RICHARD GOLDEN HOME PAGE
Text Comprehension and Memory Research
When a reader reads a text, an "understanding" of the text is
created in the reader's mind. It is convenient to introduce the
technical term "situation model" in order to refer to
this understanding of a text which is created in the mind of a reader.
The process of constructing a situation model is called the
"comprehension process", while operations such as "text recall",
"text summarization", and "text question-answering" generate
scientifically observable events as a by-product of the interactions
of the situation model and other knowledge structures in the
reader's mind.
Dr. Golden is currently developing a statistical model which
allows the user to incorporate prior knowledge about the semantic
and syntactic relationships among the elements in a text. This statistical
model is called
Knowledge Digraph Contribution (KDC) Analysis.
The parameters of the
model can be estimated from human recall, summarization, and question-answering
data. Each parameter may be interpreted as the relative strength of a different
knowledge schema. The
parameters of the KDC model are uniquely determined and the large
sample probability distribution of the estimates of the parameters can
be derived for large sample sizes. These mathematical results are relevant
for deriving customized statistical tests for testing hypotheses about the
relevance of specific knowledge schema weighting parameters. Statistical
tests for deciding which of several text knowledge schemata "best-fits"

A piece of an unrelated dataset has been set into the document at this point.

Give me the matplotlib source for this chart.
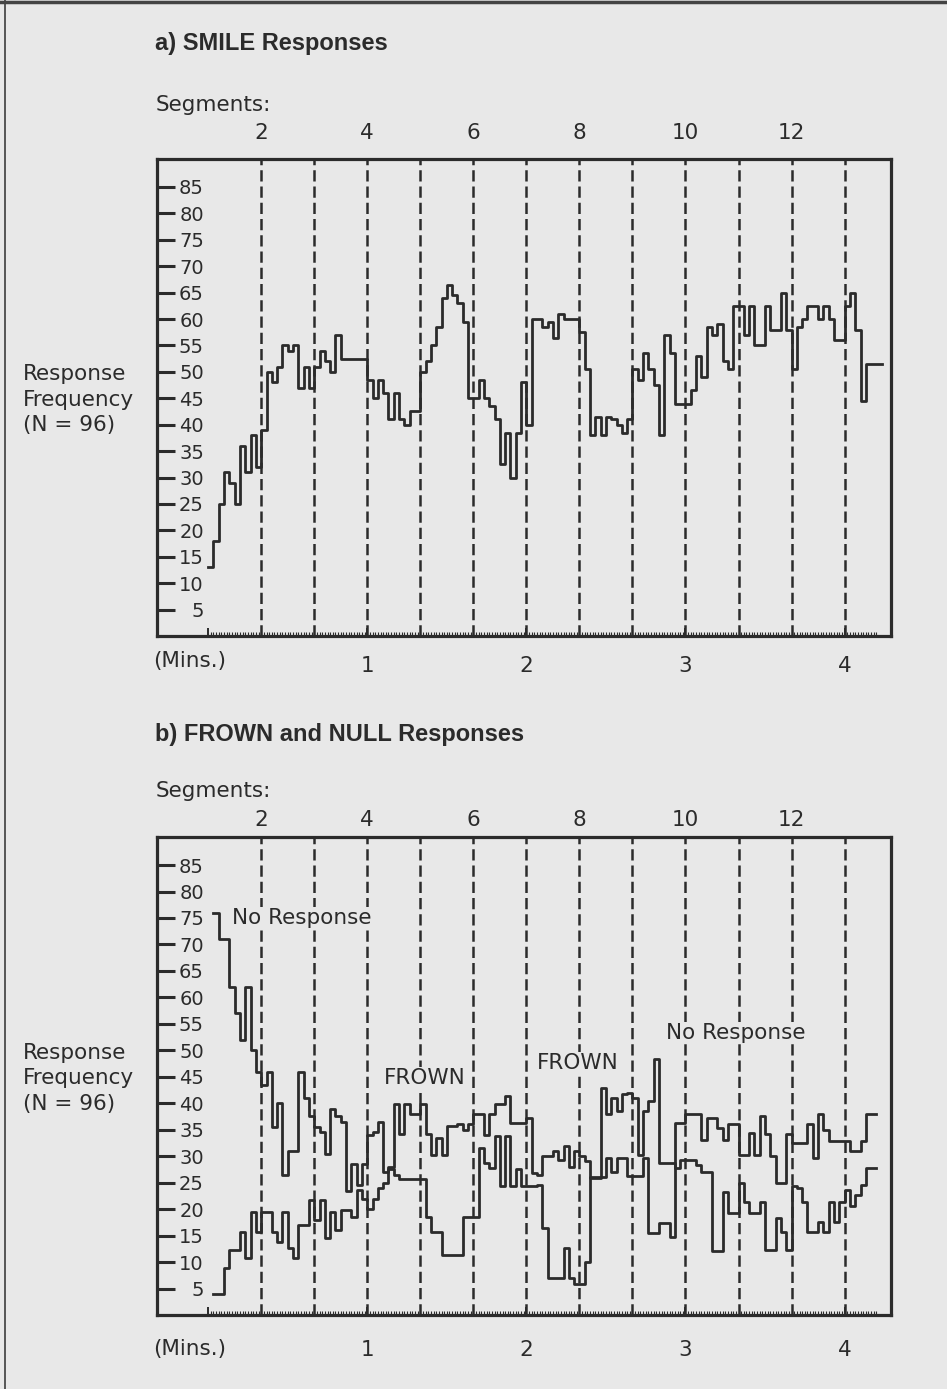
import numpy as np
import matplotlib
matplotlib.use('Agg')
import matplotlib.pyplot as plt
from matplotlib.lines import Line2D
from matplotlib.ticker import FixedLocator

# ---------------- data (2-second samples) ----------------
SAMPLE_SEC = 2
SMILE_START = 0
BOTTOM_START = 2

smile = [13, 18, 25, 31, 29, 25, 36, 31, 38, 32,
         39, 50, 48, 51, 55, 54, 55, 47, 51, 47,
         51, 54, 52, 50, 57, 52.5, 52.5, 52.5, 52.5, 52.5,
         48.5, 45, 48.5, 46, 41, 46, 41, 40, 42.5, 42.5,
         50, 52, 55, 58.5, 64, 66.5, 64.5, 63, 59.5, 45,
         45, 48.5, 45, 43.5, 41, 32.5, 38.5, 30, 38.5, 48,
         40, 60, 60, 58.5, 59.5, 56.5, 61, 60, 60, 60,
         57.5, 50.5, 38, 41.5, 38, 41.5, 41, 40, 38.5, 41,
         50.5, 48.5, 53.5, 50.5, 47.5, 38, 57, 53.5, 44, 44,
         44, 46.5, 53, 49, 58.5, 57, 59, 52, 50.5, 62.5,
         62.5, 57, 62.5, 55, 55, 62.5, 58, 58, 65, 58,
         50.5, 58.5, 60, 62.5, 62.5, 60, 62.5, 60, 56, 56,
         62.5, 65, 58, 44.5, 51.5, 51.5, 51.5]

null = [76, 71, 71, 62, 57, 52, 62, 50, 46, 43.5,
        46, 35.5, 40, 26.5, 31, 31, 46, 41, 37.5, 35.5,
        34.5, 30.5, 39, 37.5, 36.5, 23.5, 28.5, 24.5, 28.5, 34,
        34.5, 36.5, 27, 27.5, 26.5, 25.6, 25.6, 25.6, 25.6, 25.6,
        18.6, 15.7, 15.7, 11.3, 11.3, 11.3, 11.3, 18.6, 18.6, 18.6,
        31.6, 28.7, 27.8, 33.8, 24.3, 33.8, 24.3, 27.5, 24.3, 24.3,
        24.3, 24.6, 16.4, 6.9, 6.9, 6.9, 12.6, 7, 5.9, 5.9,
        10, 26, 26, 26, 29.7, 27, 29.7, 29.7, 26.2, 26.2,
        26.2, 29.7, 15.4, 15.4, 17.3, 17.3, 14.8, 36.3, 36.3, 37.9,
        37.9, 37.9, 33, 37.3, 37.3, 35.4, 33.1, 36, 36, 30.3,
        30.3, 34.4, 30.3, 37.6, 34.1, 30, 24.9, 24.9, 34.1, 32.5,
        32.5, 32.5, 36, 29.7, 37.9, 35, 32.8, 32.8, 32.8, 32.8,
        31, 31, 32.8, 37.9, 37.9]

frown = [4, 4, 8.8, 12.3, 12.3, 15.7, 10.7, 19.5, 15.7, 19.5,
         19.5, 15.7, 13.8, 19.5, 12.6, 10.7, 17, 17, 21.8, 18,
         21.8, 14.5, 19.5, 16, 19.8, 19.8, 18.6, 23.7, 22, 20,
         22, 24, 25, 28, 39.8, 34.1, 39.8, 37.9, 37.9, 39.8,
         34.1, 30.3, 33.5, 30.3, 35.7, 35.7, 36, 35, 36, 37.9,
         37.9, 34, 37.9, 39.8, 39.8, 41.4, 36.3, 36.3, 36.3, 37.3,
         26.8, 26.5, 30, 30, 31, 29.3, 31.9, 28, 31, 30,
         29, 25.9, 25.9, 42.9, 37.9, 41, 38.5, 41.7, 42, 41,
         30.3, 38.5, 40.4, 48.3, 28.7, 28.7, 28.7, 27.8, 29.3, 29.3,
         29.3, 28.4, 27.1, 27.1, 12, 12, 23.3, 19.2, 19.2, 24.9,
         21.4, 19.2, 19.2, 21.4, 12.3, 12.3, 18.3, 15.7, 12.3, 24.3,
         24, 21.4, 15.7, 15.7, 17.6, 15.7, 21.4, 17.6, 21.4, 23.7,
         20.5, 22.7, 24.6, 27.8, 27.8]

y_ticks = list(range(5, 90, 5))
segment_bounds = list(range(20, 241, 20))
segment_pos = [20, 60, 100, 140, 180, 220]
segment_labels = ['2', '4', '6', '8', '10', '12']
minute_pos = [60, 120, 180, 240]
minute_labels = ['1', '2', '3', '4']

# ---------------- style ----------------
BG = '#e8e8e8'
INK = '#2b2b2b'
W, H = 947, 1389
FONT = ['DejaVu Sans']
TITLE_FONT = ['Liberation Sans', 'DejaVu Sans']
plt.rcParams['font.family'] = FONT

fig = plt.figure(figsize=(W / 100, H / 100), dpi=100, facecolor=BG)


def px_axes(x0, y0, x1, y1):
    return fig.add_axes([x0 / W, 1 - y1 / H, (x1 - x0) / W, (y1 - y0) / H])


def setup(ax, bottom_pad, top_pad):
    ax.set_facecolor(BG)
    ax.set_xlim(-19.3, 257.5)
    ax.set_ylim(0, 90.3)
    for s in ax.spines.values():
        s.set_linewidth(2.3)
        s.set_color(INK)
    ax.set_yticks(y_ticks)
    ax.tick_params(axis='y', direction='in', length=13, width=2.2, pad=-33.8,
                   labelsize=14, colors=INK, labelcolor=INK)
    ax.set_xticks([0] + minute_pos)
    ax.set_xticklabels([''] + minute_labels)
    ax.tick_params(axis='x', which='major', direction='in', length=6, width=1.4,
                   pad=bottom_pad, labelsize=15.5, colors=INK)
    ax.xaxis.set_minor_locator(FixedLocator(np.arange(0, 253, 1)))
    ax.tick_params(axis='x', which='minor', direction='in', length=2.6, width=0.8, colors=INK)
    for b in segment_bounds:
        ax.axvline(b, color=INK, lw=1.8, ls=(0, (4.5, 2.0)), zorder=1)
    sec = ax.secondary_xaxis('top')
    sec.set_xticks(segment_pos)
    sec.set_xticklabels(segment_labels)
    sec.tick_params(length=0, pad=top_pad, labelsize=15.5, colors=INK)
    sec.spines['top'].set_visible(False)
    ax.text(-0.1826, 44.7, 'Response\nFrequency\n(N = 96)', transform=ax.get_yaxis_transform(),
            ha='left', va='center', fontsize=15.5, color=INK, linespacing=1.35)


def steps(ax, vals, t0):
    v = np.asarray(vals, float)
    t = t0 + SAMPLE_SEC * np.arange(len(v) + 1)
    ax.step(t, np.append(v, v[-1]), where='post', color=INK, lw=2.0, zorder=3)


# ---------- panel a ----------
ax1 = px_axes(157, 159, 891, 636)
setup(ax1, bottom_pad=14.4, top_pad=11.5)
steps(ax1, smile, SMILE_START)

# ---------- panel b ----------
ax2 = px_axes(157, 837, 891, 1315)
setup(ax2, bottom_pad=18, top_pad=5)
steps(ax2, null, BOTTOM_START)
steps(ax2, frown, BOTTOM_START)

box = dict(facecolor=BG, edgecolor='none', pad=0.5)
ax2.text(8.8, 75, 'No Response', ha='left', va='center', fontsize=15.5, color=INK, bbox=box, zorder=4)
ax2.text(66.2, 44.8, 'FROWN', ha='left', va='center', fontsize=15.5, color=INK, bbox=box, zorder=4)
ax2.text(124, 47.7, 'FROWN', ha='left', va='center', fontsize=15.5, color=INK, bbox=box, zorder=4)
ax2.text(172.5, 53.3, 'No Response', ha='left', va='center', fontsize=15.5, color=INK, bbox=box, zorder=4)

# ---------- figure texts ----------
fig.text(155 / W, 1 - 43.5 / H, 'a) SMILE Responses', family=TITLE_FONT, weight='bold',
         fontsize=17, va='center', ha='left', color=INK)
fig.text(156 / W, 1 - 105 / H, 'Segments:', fontsize=15.5, va='center', ha='left', color=INK)
fig.text(153 / W, 1 - 661 / H, '(Mins.)', fontsize=15.5, va='center', ha='left', color=INK)

fig.text(155 / W, 1 - 734 / H, 'b) FROWN and NULL Responses', family=TITLE_FONT, weight='bold',
         fontsize=17, va='center', ha='left', color=INK)
fig.text(156 / W, 1 - 791 / H, 'Segments:', fontsize=15.5, va='center', ha='left', color=INK)
fig.text(153 / W, 1 - 1349 / H, '(Mins.)', fontsize=15.5, va='center', ha='left', color=INK)

# page border
fig.add_artist(Line2D([5 / W, 5 / W], [0, 1], transform=fig.transFigure, color='#555555', lw=1.4))
fig.add_artist(Line2D([0, 1], [1 - 1.5 / H, 1 - 1.5 / H], transform=fig.transFigure, color='#444444', lw=2.5))

fig.savefig('out.png', dpi=100, facecolor=BG)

a given set of recall data have also been developed. More recently, methods
of sampling from the KDC probability model have been derived which allow one
to generate synthetic recall protocols and then compare these synthesized recall
protocols with actual human recall protocols for the purpose of evaluating the
validity of the user-specified "knowledge analyses" of the text.
Dr. Golden and his graduate students are also working on the
AUTOCODER project which
is a software tool that facilitates the coding of recall,
summarization, talk-aloud, and question-answering protocol data.